Task: Extract word for word the lines of the listing from its start to the line holding "(join) -- (rel.north);", both ends kept; pictures are not part of the copy.

Data shown:
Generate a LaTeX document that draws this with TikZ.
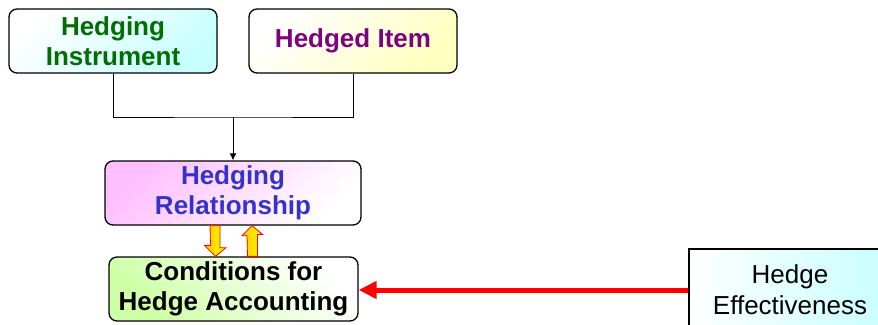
\documentclass[tikz,border=0pt]{standalone}
\usepackage{fontspec}
\setmainfont{Liberation Sans}
\usetikzlibrary{arrows.meta,positioning,calc}
\definecolor{instrgreen}{RGB}{0,110,0}
\definecolor{itempurple}{RGB}{128,0,128}
\definecolor{relblue}{RGB}{51,51,204}
\tikzset{
  box/.style={draw, line width=1.3pt, rounded corners=8pt, align=center, inner sep=0pt,
    minimum height=64pt, font=\fontsize{26}{30}\selectfont\bfseries},
  blockarr/.style={draw=red, line width=0.8pt, left color=orange!45!yellow, right color=yellow},
}

\begin{document}
\begin{tikzpicture}[x=1pt,y=-1pt]
\useasboundingbox (0,0) rectangle (878,324);
\clip (0,0) rectangle (878,324);

\node[box, minimum width=208pt, top color=white, bottom color=cyan!22, shading angle=45,
  text=instrgreen] (instr) at (113,41) {Hedging\\Instrument};
\node[box, minimum width=208pt, top color=white, bottom color=yellow!25, shading angle=45,
  text=itempurple] (item) at (353,41) {Hedged Item};
\node[box, minimum width=256pt, top color=magenta!25, bottom color=white, shading angle=45,
  text=relblue] (rel) at (233,193) {Hedging\\Relationship};
\node[box, minimum width=249pt, top color=white, bottom color=green!55!yellow!35, shading angle=-45]
  (cond) at (233.5,289) {Conditions for\\Hedge Accounting};
\node[draw, line width=1.3pt, align=center, inner sep=0pt, minimum width=202pt, minimum height=82pt,
  left color=white, right color=cyan!22, font=\fontsize{26}{31}\selectfont]
  (eff) at (790,290) {Hedge\\Effectiveness};

\coordinate (join) at (233,117);
\draw[line width=1pt] (instr.south) |- (join) -| (item.south);
\draw[line width=1pt, -{Latex[length=7pt,width=7pt]}] (join) -- (rel.north);

% block arrows between relationship and conditions
\path[blockarr] ($(rel.south)+(-23,0)$) -- ++(10,0) -- ++(0,22) -- ++(6,0)
  -- ($(cond.north)+(-18,0)$) -- ++(-11,-11) -- ++(6,0) -- cycle;
\path[blockarr] ($(cond.north)+(14,0)$) -- ++(10,0) -- ++(0,-22) -- ++(5,0)
  -- ($(rel.south)+(19,0)$) -- ++(-10,10) -- ++(5,0) -- cycle;

\draw[red, line width=5pt, -{Triangle[length=18pt,width=17pt]}] (eff.west) -- (eff.west -| cond.east);
\end{tikzpicture}
\end{document}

In response:
Generate a LaTeX document that draws this with TikZ.
\documentclass[tikz,border=0pt]{standalone}
\usepackage{fontspec}
\setmainfont{Liberation Sans}
\usetikzlibrary{arrows.meta,positioning,calc}
\definecolor{instrgreen}{RGB}{0,110,0}
\definecolor{itempurple}{RGB}{128,0,128}
\definecolor{relblue}{RGB}{51,51,204}
\tikzset{
  box/.style={draw, line width=1.3pt, rounded corners=8pt, align=center, inner sep=0pt,
    minimum height=64pt, font=\fontsize{26}{30}\selectfont\bfseries},
  blockarr/.style={draw=red, line width=0.8pt, left color=orange!45!yellow, right color=yellow},
}

\begin{document}
\begin{tikzpicture}[x=1pt,y=-1pt]
\useasboundingbox (0,0) rectangle (878,324);
\clip (0,0) rectangle (878,324);

\node[box, minimum width=208pt, top color=white, bottom color=cyan!22, shading angle=45,
  text=instrgreen] (instr) at (113,41) {Hedging\\Instrument};
\node[box, minimum width=208pt, top color=white, bottom color=yellow!25, shading angle=45,
  text=itempurple] (item) at (353,41) {Hedged Item};
\node[box, minimum width=256pt, top color=magenta!25, bottom color=white, shading angle=45,
  text=relblue] (rel) at (233,193) {Hedging\\Relationship};
\node[box, minimum width=249pt, top color=white, bottom color=green!55!yellow!35, shading angle=-45]
  (cond) at (233.5,289) {Conditions for\\Hedge Accounting};
\node[draw, line width=1.3pt, align=center, inner sep=0pt, minimum width=202pt, minimum height=82pt,
  left color=white, right color=cyan!22, font=\fontsize{26}{31}\selectfont]
  (eff) at (790,290) {Hedge\\Effectiveness};

\coordinate (join) at (233,117);
\draw[line width=1pt] (instr.south) |- (join) -| (item.south);
\draw[line width=1pt, -{Latex[length=7pt,width=7pt]}] (join) -- (rel.north);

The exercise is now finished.